OPENING DAY SHOCKER! LIBRARY SILENCED BY PILGRIMS

Sunday, April 27 v British Library.

By The Bishop

It is a truth universally acknowledged, that a single cricket team in possession of a good opposition, must be in want of a batsman.

Not since W.G. Grace was in shorts and wouldn’t know a razor if it bowled him a slow one, have the Tabard Pilgrims beaten The British Library in the opening game of the season. The problem has perennially lain in the hosts’ Yodaesque bowler, who, year after year, launches his slothlike offerings heavenwards, before they plummet towards the earth like a glacier moving through treacle, sometimes barely even reaching their intended destination.

Perhaps the innate gentleman within the breast of a Pilgrim feels an obligation to help it on its way with a swipe across the line, nudging it once more skywards before it nestles in the cupped hands of one of the nine men stationed on the boundary.

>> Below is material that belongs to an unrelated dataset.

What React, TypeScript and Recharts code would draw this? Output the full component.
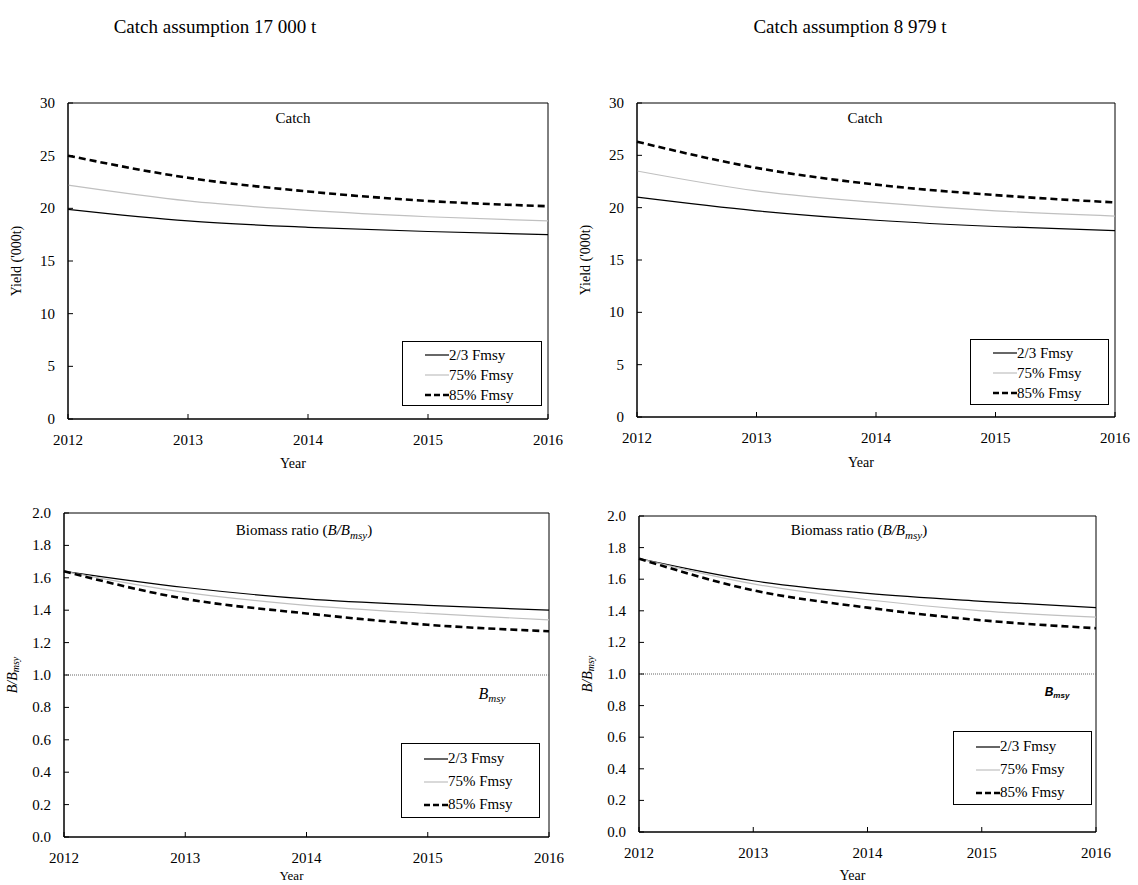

Or perhaps after the barrage of Exocet missiles sent down in the Lord’s nets had heightened the reflexes in each of the “batsman” (before Sunday the term could only be used loosely) so much that the shot had already been played before the ball was out of the bowler’s hands. We shall never know.

Neither shall we ever know what planetary alignment caused Kommander to collapse bedwards of a Saturday eve as the player we all knew him as, only to rise – as a butterfly emerges from its chrysalis – a new man who did not know the meaning of cross-batted shot, or for whom a lofted drive was a carefully timed masterstroke – a batsman to his core, causing many of the oldest members to splutter in their pint: “Who are you and what have you done with Kommander?”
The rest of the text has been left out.